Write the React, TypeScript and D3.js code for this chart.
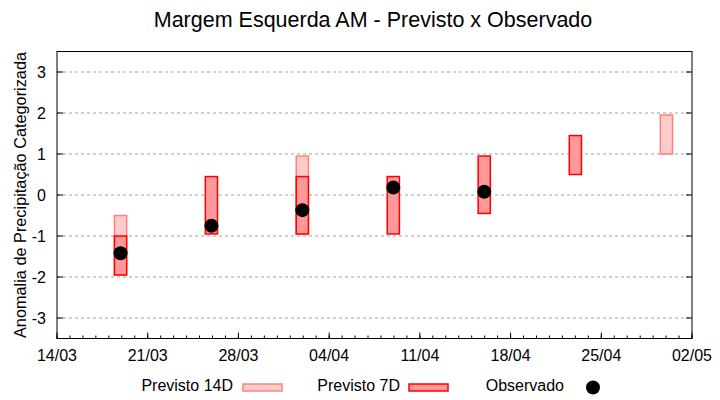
import React from "react";
import * as d3 from "d3";

const dates = [
  "2021-03-18T21:40",
  "2021-03-25T22:00",
  "2021-04-01T22:20",
  "2021-04-08T22:50",
  "2021-04-15T23:15",
  "2021-04-23T00:00",
  "2021-04-30T00:40",
];
// Previsto 14D ranges (null = none)
const p14Low: (number | null)[] = [-1.95, null, -0.95, null, null, null, 1.0];
const p14High: (number | null)[] = [-0.5, null, 0.95, null, null, null, 1.95];
// Previsto 7D ranges
const p7Low: (number | null)[] = [-1.95, -0.95, -0.95, -0.95, -0.45, 0.5, null];
const p7High: (number | null)[] = [-1.0, 0.45, 0.45, 0.45, 0.95, 1.45, null];
// Observado
const observed: (number | null)[] = [-1.42, -0.75, -0.37, 0.18, 0.08, null, null];

const yTicks = [-3, -2, -1, 0, 1, 2, 3];
const xTickLabels = ["14/03", "21/03", "28/03", "04/04", "11/04", "18/04", "25/04", "02/05"];

const W = 720;
const H = 400;
const L = 57;
const R = 692;
const T = 51.5;
const B = 338.5;
const FONT = "'Liberation Sans', Arial, sans-serif";

export default function App() {
  const x = d3
    .scaleTime()
    .domain([new Date("2021-03-14T00:00"), new Date("2021-05-02T00:00")])
    .range([L, R]);
  const y = d3.scaleLinear().domain([-3.5, 3.5]).range([B, T]);
  const parse = (s: string) => new Date(s);
  const dayPx = x(new Date("2021-03-15T00:00")) - x(new Date("2021-03-14T00:00"));
  const bw = dayPx * 0.94;

  const weekTicks = d3.timeDay.range(new Date("2021-03-14T00:00"), new Date("2021-05-02T01:00"), 7);
  const dayTicks = d3.timeDay.range(new Date("2021-03-14T00:00"), new Date("2021-05-02T01:00"), 1);

  return (
    <svg width={W} height={H} style={{ position: "absolute", left: 0, top: 0, background: "#fff" }} fontFamily={FONT}>
      <rect x={0} y={0} width={W} height={H} fill="#fff" />
      <text x={373} y={27} textAnchor="middle" fontSize={21.5} fill="#000">
        Margem Esquerda AM - Previsto x Observado
      </text>
      {/* grid */}
      {yTicks.map((t) => (
        <line key={"g" + t} x1={L} x2={R} y1={y(t)} y2={y(t)} stroke="#a0a0a0" strokeWidth={1} strokeDasharray="3,3" />
      ))}
      {/* y ticks */}
      {yTicks.map((t) => (
        <g key={"yt" + t}>
          <line x1={L} x2={L + 6} y1={y(t)} y2={y(t)} stroke="#000" />
          <line x1={R} x2={R - 6} y1={y(t)} y2={y(t)} stroke="#000" />
          <text x={46} y={y(t) + 5.5} textAnchor="end" fontSize={16} fill="#000">
            {t}
          </text>
        </g>
      ))}
      {/* x ticks */}
      {dayTicks.map((d, i) => (
        <line key={"dt" + i} x1={x(d)} x2={x(d)} y1={B} y2={B - 3} stroke="#000" />
      ))}
      {weekTicks.map((d, i) => (
        <g key={"wt" + i}>
          <line x1={x(d)} x2={x(d)} y1={B} y2={B - 6} stroke="#000" />
          <text x={x(d)} y={B + 22} textAnchor="middle" fontSize={16} fill="#000">
            {xTickLabels[i]}
          </text>
        </g>
      ))}
      {/* 14D bars */}
      {dates.map((d, i) =>
        p14Low[i] != null && p14High[i] != null ? (
          <rect
            key={"p14" + i}
            x={x(parse(d)) - bw / 2}
            y={y(p14High[i] as number)}
            width={bw}
            height={y(p14Low[i] as number) - y(p14High[i] as number)}
            fill="#ffcccc"
            stroke="#ff8080"
            strokeWidth={1.5}
          />
        ) : null
      )}
      {/* 7D bars */}
      {dates.map((d, i) =>
        p7Low[i] != null && p7High[i] != null ? (
          <rect
            key={"p7" + i}
            x={x(parse(d)) - bw / 2}
            y={y(p7High[i] as number)}
            width={bw}
            height={y(p7Low[i] as number) - y(p7High[i] as number)}
            fill="#ff9999"
            stroke="#ff0000"
            strokeWidth={1.5}
          />
        ) : null
      )}
      {/* observed */}
      {dates.map((d, i) =>
        observed[i] != null ? (
          <circle key={"o" + i} cx={x(parse(d))} cy={y(observed[i] as number)} r={7} fill="#000" />
        ) : null
      )}
      {/* frame */}
      <rect x={L} y={T} width={R - L} height={B - T} fill="none" stroke="#000" strokeWidth={1} />
      {/* y label */}
      <text
        transform={`translate(26,${(T + B) / 2}) rotate(-90)`}
        textAnchor="middle"
        fontSize={16.3}
        fill="#000"
      >
        Anomalia de Precipitação Categorizada
      </text>
      {/* legend */}
      <text x={233} y={391} textAnchor="end" fontSize={16} fill="#000">Previsto 14D</text>
      <rect x={243} y={384} width={39} height={7} fill="#ffcccc" stroke="#ff8080" strokeWidth={1.5} />
      <text x={400} y={391} textAnchor="end" fontSize={16} fill="#000">Previsto 7D</text>
      <rect x={409} y={384} width={39} height={7} fill="#ff9999" stroke="#ff0000" strokeWidth={1.5} />
      <text x={564} y={391} textAnchor="end" fontSize={16} fill="#000">Observado</text>
      <circle cx={593} cy={387.5} r={7} fill="#000" />
    </svg>
  );
}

[WHAT IS BEING ASKED]:
Quote all the lines above exactly as given. Do not include the pictures.

[REPLY TO THE TASK]:
Write the React, TypeScript and D3.js code for this chart.
import React from "react";
import * as d3 from "d3";

const dates = [
  "2021-03-18T21:40",
  "2021-03-25T22:00",
  "2021-04-01T22:20",
  "2021-04-08T22:50",
  "2021-04-15T23:15",
  "2021-04-23T00:00",
  "2021-04-30T00:40",
];
// Previsto 14D ranges (null = none)
const p14Low: (number | null)[] = [-1.95, null, -0.95, null, null, null, 1.0];
const p14High: (number | null)[] = [-0.5, null, 0.95, null, null, null, 1.95];
// Previsto 7D ranges
const p7Low: (number | null)[] = [-1.95, -0.95, -0.95, -0.95, -0.45, 0.5, null];
const p7High: (number | null)[] = [-1.0, 0.45, 0.45, 0.45, 0.95, 1.45, null];
// Observado
const observed: (number | null)[] = [-1.42, -0.75, -0.37, 0.18, 0.08, null, null];

const yTicks = [-3, -2, -1, 0, 1, 2, 3];
const xTickLabels = ["14/03", "21/03", "28/03", "04/04", "11/04", "18/04", "25/04", "02/05"];

const W = 720;
const H = 400;
const L = 57;
const R = 692;
const T = 51.5;
const B = 338.5;
const FONT = "'Liberation Sans', Arial, sans-serif";

export default function App() {
  const x = d3
    .scaleTime()
    .domain([new Date("2021-03-14T00:00"), new Date("2021-05-02T00:00")])
    .range([L, R]);
  const y = d3.scaleLinear().domain([-3.5, 3.5]).range([B, T]);
  const parse = (s: string) => new Date(s);
  const dayPx = x(new Date("2021-03-15T00:00")) - x(new Date("2021-03-14T00:00"));
  const bw = dayPx * 0.94;

  const weekTicks = d3.timeDay.range(new Date("2021-03-14T00:00"), new Date("2021-05-02T01:00"), 7);
  const dayTicks = d3.timeDay.range(new Date("2021-03-14T00:00"), new Date("2021-05-02T01:00"), 1);

  return (
    <svg width={W} height={H} style={{ position: "absolute", left: 0, top: 0, background: "#fff" }} fontFamily={FONT}>
      <rect x={0} y={0} width={W} height={H} fill="#fff" />
      <text x={373} y={27} textAnchor="middle" fontSize={21.5} fill="#000">
        Margem Esquerda AM - Previsto x Observado
      </text>
      {/* grid */}
      {yTicks.map((t) => (
        <line key={"g" + t} x1={L} x2={R} y1={y(t)} y2={y(t)} stroke="#a0a0a0" strokeWidth={1} strokeDasharray="3,3" />
      ))}
      {/* y ticks */}
      {yTicks.map((t) => (
        <g key={"yt" + t}>
          <line x1={L} x2={L + 6} y1={y(t)} y2={y(t)} stroke="#000" />
          <line x1={R} x2={R - 6} y1={y(t)} y2={y(t)} stroke="#000" />
          <text x={46} y={y(t) + 5.5} textAnchor="end" fontSize={16} fill="#000">
            {t}
          </text>
        </g>
      ))}
      {/* x ticks */}
      {dayTicks.map((d, i) => (
        <line key={"dt" + i} x1={x(d)} x2={x(d)} y1={B} y2={B - 3} stroke="#000" />
      ))}
      {weekTicks.map((d, i) => (
        <g key={"wt" + i}>
          <line x1={x(d)} x2={x(d)} y1={B} y2={B - 6} stroke="#000" />
          <text x={x(d)} y={B + 22} textAnchor="middle" fontSize={16} fill="#000">
            {xTickLabels[i]}
          </text>
        </g>
      ))}
      {/* 14D bars */}
      {dates.map((d, i) =>
        p14Low[i] != null && p14High[i] != null ? (
          <rect
            key={"p14" + i}
            x={x(parse(d)) - bw / 2}
            y={y(p14High[i] as number)}
            width={bw}
            height={y(p14Low[i] as number) - y(p14High[i] as number)}
            fill="#ffcccc"
            stroke="#ff8080"
            strokeWidth={1.5}
          />
        ) : null
      )}
      {/* 7D bars */}
      {dates.map((d, i) =>
        p7Low[i] != null && p7High[i] != null ? (
          <rect
            key={"p7" + i}
            x={x(parse(d)) - bw / 2}
            y={y(p7High[i] as number)}
            width={bw}
            height={y(p7Low[i] as number) - y(p7High[i] as number)}
            fill="#ff9999"
            stroke="#ff0000"
            strokeWidth={1.5}
          />
        ) : null
      )}
      {/* observed */}
      {dates.map((d, i) =>
        observed[i] != null ? (
          <circle key={"o" + i} cx={x(parse(d))} cy={y(observed[i] as number)} r={7} fill="#000" />
        ) : null
      )}
      {/* frame */}
      <rect x={L} y={T} width={R - L} height={B - T} fill="none" stroke="#000" strokeWidth={1} />
      {/* y label */}
      <text
        transform={`translate(26,${(T + B) / 2}) rotate(-90)`}
        textAnchor="middle"
        fontSize={16.3}
        fill="#000"
      >
        Anomalia de Precipitação Categorizada
      </text>
      {/* legend */}
      <text x={233} y={391} textAnchor="end" fontSize={16} fill="#000">Previsto 14D</text>
      <rect x={243} y={384} width={39} height={7} fill="#ffcccc" stroke="#ff8080" strokeWidth={1.5} />
      <text x={400} y={391} textAnchor="end" fontSize={16} fill="#000">Previsto 7D</text>
      <rect x={409} y={384} width={39} height={7} fill="#ff9999" stroke="#ff0000" strokeWidth={1.5} />
      <text x={564} y={391} textAnchor="end" fontSize={16} fill="#000">Observado</text>
      <circle cx={593} cy={387.5} r={7} fill="#000" />
    </svg>
  );
}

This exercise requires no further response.